Stated task>
Will you return, word for word, only the lines from the top of the data below down to and including the one with "ax.set_ylim(-15, 25)"?

****************

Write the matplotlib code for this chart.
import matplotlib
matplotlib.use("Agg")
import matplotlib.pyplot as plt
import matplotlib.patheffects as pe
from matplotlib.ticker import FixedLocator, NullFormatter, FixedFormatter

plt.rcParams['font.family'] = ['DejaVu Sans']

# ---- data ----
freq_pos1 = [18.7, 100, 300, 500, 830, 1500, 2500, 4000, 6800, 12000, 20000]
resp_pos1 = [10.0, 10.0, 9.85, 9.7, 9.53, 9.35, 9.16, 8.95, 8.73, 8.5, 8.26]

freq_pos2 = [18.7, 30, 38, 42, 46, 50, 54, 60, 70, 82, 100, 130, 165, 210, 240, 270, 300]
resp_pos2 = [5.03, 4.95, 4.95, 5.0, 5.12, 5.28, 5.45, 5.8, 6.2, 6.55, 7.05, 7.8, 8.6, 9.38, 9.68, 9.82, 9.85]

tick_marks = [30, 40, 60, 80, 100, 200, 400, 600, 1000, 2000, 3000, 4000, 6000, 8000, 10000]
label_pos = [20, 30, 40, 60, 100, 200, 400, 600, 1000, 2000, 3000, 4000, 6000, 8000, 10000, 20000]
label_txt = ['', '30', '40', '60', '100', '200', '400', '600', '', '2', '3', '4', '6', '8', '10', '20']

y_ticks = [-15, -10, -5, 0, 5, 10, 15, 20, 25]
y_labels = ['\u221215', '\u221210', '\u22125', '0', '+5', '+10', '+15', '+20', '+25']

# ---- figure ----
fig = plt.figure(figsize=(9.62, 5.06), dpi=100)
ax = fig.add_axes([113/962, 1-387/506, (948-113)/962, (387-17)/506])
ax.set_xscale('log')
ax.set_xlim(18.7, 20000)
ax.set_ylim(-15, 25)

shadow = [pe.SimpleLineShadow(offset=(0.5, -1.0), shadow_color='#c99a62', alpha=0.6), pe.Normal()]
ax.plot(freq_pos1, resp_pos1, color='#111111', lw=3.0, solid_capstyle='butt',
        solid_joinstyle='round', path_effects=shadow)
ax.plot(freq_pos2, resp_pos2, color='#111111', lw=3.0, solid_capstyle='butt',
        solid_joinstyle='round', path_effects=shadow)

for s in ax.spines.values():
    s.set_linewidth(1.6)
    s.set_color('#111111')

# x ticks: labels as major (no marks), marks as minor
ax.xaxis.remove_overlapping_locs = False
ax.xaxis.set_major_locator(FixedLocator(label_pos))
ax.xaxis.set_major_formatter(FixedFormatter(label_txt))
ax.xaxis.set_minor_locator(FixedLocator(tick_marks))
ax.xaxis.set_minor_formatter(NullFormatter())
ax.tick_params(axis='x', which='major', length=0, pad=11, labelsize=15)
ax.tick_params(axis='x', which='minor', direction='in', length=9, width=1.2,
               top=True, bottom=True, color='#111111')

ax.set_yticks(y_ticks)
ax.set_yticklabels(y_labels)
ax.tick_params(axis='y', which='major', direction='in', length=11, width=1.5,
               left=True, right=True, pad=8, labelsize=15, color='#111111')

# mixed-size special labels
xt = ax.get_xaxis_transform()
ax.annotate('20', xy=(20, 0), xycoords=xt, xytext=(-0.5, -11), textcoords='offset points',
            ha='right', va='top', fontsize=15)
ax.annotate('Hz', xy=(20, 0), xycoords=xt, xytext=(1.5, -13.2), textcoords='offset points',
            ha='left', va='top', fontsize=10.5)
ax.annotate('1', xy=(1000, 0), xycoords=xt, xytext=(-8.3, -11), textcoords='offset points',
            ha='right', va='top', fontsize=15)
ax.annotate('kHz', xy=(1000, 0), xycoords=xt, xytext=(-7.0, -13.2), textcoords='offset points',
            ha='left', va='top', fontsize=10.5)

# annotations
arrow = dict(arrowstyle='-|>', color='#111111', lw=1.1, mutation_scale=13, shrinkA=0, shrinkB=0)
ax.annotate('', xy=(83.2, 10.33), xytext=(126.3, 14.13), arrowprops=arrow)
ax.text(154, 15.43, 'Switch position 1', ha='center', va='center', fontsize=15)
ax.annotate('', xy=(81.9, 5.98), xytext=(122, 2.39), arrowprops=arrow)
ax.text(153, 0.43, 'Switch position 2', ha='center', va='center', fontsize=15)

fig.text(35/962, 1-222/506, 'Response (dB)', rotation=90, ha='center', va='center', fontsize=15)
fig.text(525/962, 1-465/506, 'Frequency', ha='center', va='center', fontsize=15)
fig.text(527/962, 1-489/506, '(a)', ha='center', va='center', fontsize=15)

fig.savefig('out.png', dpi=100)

****************

Solution to this task>
Write the matplotlib code for this chart.
import matplotlib
matplotlib.use("Agg")
import matplotlib.pyplot as plt
import matplotlib.patheffects as pe
from matplotlib.ticker import FixedLocator, NullFormatter, FixedFormatter

plt.rcParams['font.family'] = ['DejaVu Sans']

# ---- data ----
freq_pos1 = [18.7, 100, 300, 500, 830, 1500, 2500, 4000, 6800, 12000, 20000]
resp_pos1 = [10.0, 10.0, 9.85, 9.7, 9.53, 9.35, 9.16, 8.95, 8.73, 8.5, 8.26]

freq_pos2 = [18.7, 30, 38, 42, 46, 50, 54, 60, 70, 82, 100, 130, 165, 210, 240, 270, 300]
resp_pos2 = [5.03, 4.95, 4.95, 5.0, 5.12, 5.28, 5.45, 5.8, 6.2, 6.55, 7.05, 7.8, 8.6, 9.38, 9.68, 9.82, 9.85]

tick_marks = [30, 40, 60, 80, 100, 200, 400, 600, 1000, 2000, 3000, 4000, 6000, 8000, 10000]
label_pos = [20, 30, 40, 60, 100, 200, 400, 600, 1000, 2000, 3000, 4000, 6000, 8000, 10000, 20000]
label_txt = ['', '30', '40', '60', '100', '200', '400', '600', '', '2', '3', '4', '6', '8', '10', '20']

y_ticks = [-15, -10, -5, 0, 5, 10, 15, 20, 25]
y_labels = ['\u221215', '\u221210', '\u22125', '0', '+5', '+10', '+15', '+20', '+25']

# ---- figure ----
fig = plt.figure(figsize=(9.62, 5.06), dpi=100)
ax = fig.add_axes([113/962, 1-387/506, (948-113)/962, (387-17)/506])
ax.set_xscale('log')
ax.set_xlim(18.7, 20000)
ax.set_ylim(-15, 25)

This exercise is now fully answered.